Honeybees are a key pollinating insect, associated with around $40 billion in crops. In recent years, there were higher than normal colony losses (colony collapse disorder) has been a concern. Environmentalist have focused on neonicotinoid pesticides while science has believed it is a combination of weather and parasites.
The war on nature is not new, nor are new and emerging threats to insect pollinators.
Research has found that a bloodsucking parasite is a large part of the problem. It has transformed Deformed Wing Virus (DWV), one of the most common viruses infecting European honeybees, into one of the biggest threats facing UK honeybees. Although present in almost all colonies, high levels of deformed wing disease – characterized by developmental deformities, reduced foraging ability and longevity – are only common when
Varroa destructor, a tiny parasitic mite invading hives across the globe, is also present.
Researchers at the University of Warwick have discovered how the disease is amplified in the presence of Varroa destructor. In colonies free from Varroa, DWV is present at very low levels and generally causes symptomless infections. However, the team found that when Varroa feeds on honeybee haemolymph ('blood'), specific virulent strains of the virus are transmitted and amplified, explaining why colonies infested with the mite suffer most severely.
The researchers also demonstrated that direct injection of a mixed DWV population in the absence of the mite, resulted in the same virulent strain being amplified – suggesting that this route of virus transmission bypasses the insect's anti-virus defense systems.
Professor David Evans, from the University of Warwick, who led the study explains, "We found that a harmful variant of the virus only multiplies rapidly if it is directly injected into honeybee haemolymph by Varroa. Once injected, the variant takes over. In mite-exposed bees, levels of this single virulent form can be 10,000 times higher than in the absence of Varroa."

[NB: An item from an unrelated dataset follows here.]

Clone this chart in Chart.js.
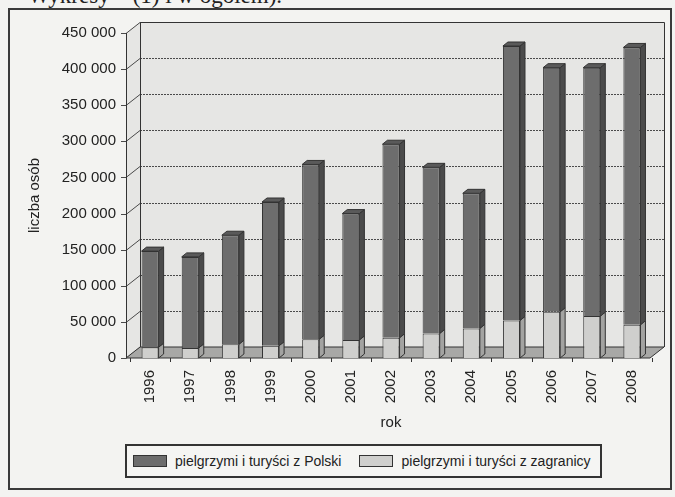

"Although exposure to Varroa caused disruption to a number of genes involved in the bee's immune response, it is the route of transmission which has caused this severe strain of DWV to become widespread."

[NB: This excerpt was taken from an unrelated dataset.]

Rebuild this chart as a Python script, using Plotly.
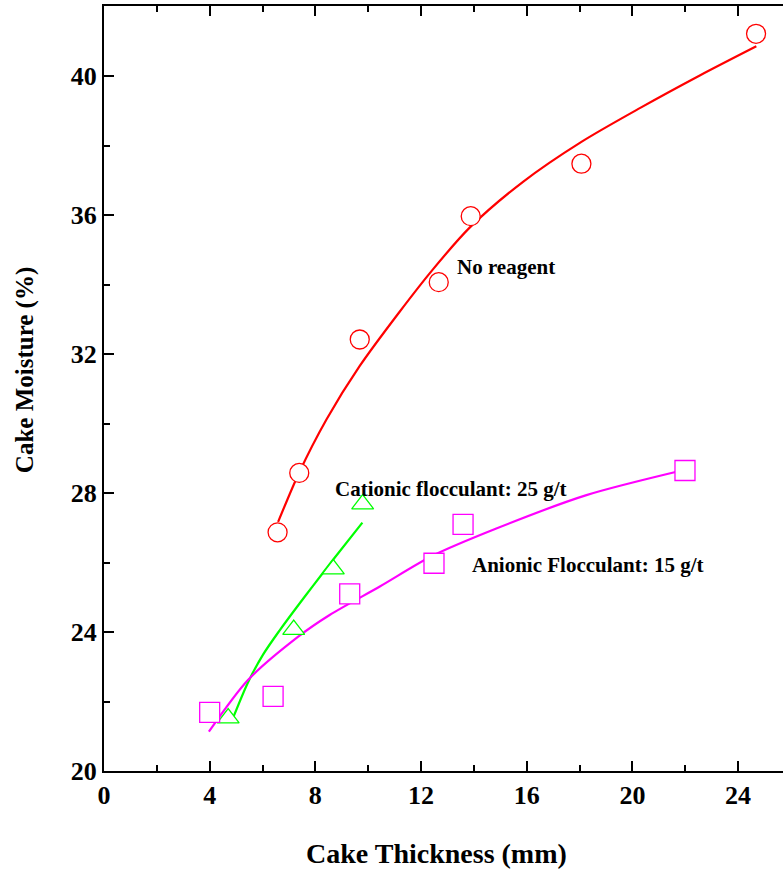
import plotly.graph_objects as go

# Measured points
no_reagent_x = [6.57, 7.39, 9.68, 12.67, 13.88, 18.07, 24.68]
no_reagent_y = [26.87, 28.58, 32.42, 34.07, 35.97, 37.48, 41.22]

cationic_x = [4.70, 7.18, 8.68, 9.79]
cationic_y = [21.52, 24.07, 25.81, 27.68]

anionic_x = [4.00, 6.40, 9.30, 12.49, 13.59, 21.99]
anionic_y = [21.69, 22.15, 25.10, 25.98, 27.10, 28.65]

# Fitted trend curves
no_reagent_fit_x = [6.59, 7.38, 8.42, 9.68, 11.19, 12.45, 13.84, 15.86, 18.07, 20.28, 22.55, 24.69]
no_reagent_fit_y = [27.17, 28.58, 30.12, 31.66, 33.22, 34.44, 35.64, 36.96, 38.11, 39.08, 40.02, 40.86]

cationic_fit_x = [4.88, 5.45, 6.02, 6.65, 7.28, 7.91, 8.67, 9.78]
cationic_fit_y = [21.52, 22.55, 23.35, 24.05, 24.70, 25.33, 26.08, 27.15]

anionic_fit_x = [3.97, 5.45, 7.34, 8.54, 10.44, 12.45, 14.85, 18.26, 21.99]
anionic_fit_y = [21.13, 22.62, 23.86, 24.49, 25.31, 26.20, 26.98, 27.94, 28.67]

labels = ["No reagent", "Cationic flocculant: 25 g/t", "Anionic Flocculant: 15 g/t"]
label_x = [13.30, 8.65, 13.85]
label_y = [34.50, 28.13, 25.94]

RED = "#FF0000"
GREEN = "#00FF00"
MAGENTA = "#FF00FF"
FONT = "Liberation Serif"

fig = go.Figure()

# trend lines first, markers on top with white fill
for fx, fy, col in [
    (no_reagent_fit_x, no_reagent_fit_y, RED),
    (cationic_fit_x, cationic_fit_y, GREEN),
    (anionic_fit_x, anionic_fit_y, MAGENTA),
]:
    fig.add_trace(go.Scatter(x=fx, y=fy, mode="lines",
                             line=dict(color=col, width=2.2, shape="spline", smoothing=0.8),
                             hoverinfo="skip", showlegend=False))

for px, py, col, sym, size in [
    (no_reagent_x, no_reagent_y, RED, "circle", 19),
    (cationic_x, cationic_y, GREEN, "triangle-up", 19),
    (anionic_x, anionic_y, MAGENTA, "square", 20),
]:
    fig.add_trace(go.Scatter(x=px, y=py, mode="markers",
                             marker=dict(symbol=sym, size=size, color="white",
                                         line=dict(color=col, width=1.3)),
                             showlegend=False))

for t, lx, ly in zip(labels, label_x, label_y):
    fig.add_annotation(x=lx, y=ly, text=t, showarrow=False, xanchor="left", yanchor="middle",
                       font=dict(family=FONT, size=21, color="black", weight="bold"))

# axis titles
fig.add_annotation(xref="paper", yref="paper", x=0.4895, y=-0.108, text="Cake Thickness (mm)",
                   showarrow=False, xanchor="center", yanchor="middle",
                   font=dict(family=FONT, size=28, color="black", weight="bold"))
fig.add_annotation(xref="paper", yref="paper", x=-0.1163, y=0.524, text="Cake Moisture (%)",
                   showarrow=False, xanchor="center", yanchor="middle", textangle=-90,
                   font=dict(family=FONT, size=25, color="black", weight="bold"))

tickfont = dict(family=FONT, size=26, color="black", weight="bold")

fig.update_layout(
    width=783, height=871,
    margin=dict(l=104, r=0, t=6, b=100),
    paper_bgcolor="white", plot_bgcolor="white",
    xaxis=dict(range=[0, 25.7], tick0=0, dtick=4, ticks="inside", ticklen=10, tickwidth=2,
               tickcolor="black", showline=True, linewidth=2, linecolor="black",
               mirror="ticks", showgrid=False, zeroline=False, tickfont=tickfont,
               minor=dict(tick0=0, dtick=2, ticks="inside", ticklen=6, tickwidth=2, tickcolor="black")),
    yaxis=dict(range=[20, 42.02], tick0=20, dtick=4, ticks="inside", ticklen=10, tickwidth=2,
               tickcolor="black", showline=True, linewidth=2, linecolor="black",
               mirror=False, showgrid=False, zeroline=False, tickfont=tickfont,
               minor=dict(tick0=20, dtick=2, ticks="inside", ticklen=6, tickwidth=2, tickcolor="black")),
    yaxis2=dict(range=[20, 42.02], overlaying="y", side="right", tick0=20, dtick=4,
                ticks="inside", ticklen=5, tickwidth=2, tickcolor="black",
                showline=False, showgrid=False, zeroline=False, showticklabels=False),
)

fig.write_html("out.html")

The introduction and global distribution of the mite has had a significant impact on the health and survival of honeybee colonies. The research, published today in the journal PLOS Pathogens could lead to informed breeding programs for Varroa and virus resistance.
Evans added, "Our results strongly suggest that DWV is widespread in UK honeybees – even where Varroa is absent. However, the identification of a single virulent form of the virus is an important step in developing strategies to boost honeybee health, to prevent colony losses and to safeguard this important pollinator."
The project is part of the Insect Pollinators Initiative, jointly funded by the Biotechnology and Biological Sciences Research Council (BBSRC), Defra, the Natural Environment Research Council (NERC), the Scottish Government and the Wellcome Trust under the auspices of the Living with Environmental Change (LWEC) partnership.
Professor Jackie Hunter, BBSRC Chief Executive commented: "This important study, part of the BBSRC-supported Insect Pollinators Initiative, provides important clues that could help to protect honeybee colonies. We rely on bees and other insects to pollinate food crops. We must sustain a healthy and diverse population of pollinating insects to ensure that we have enough food for the future."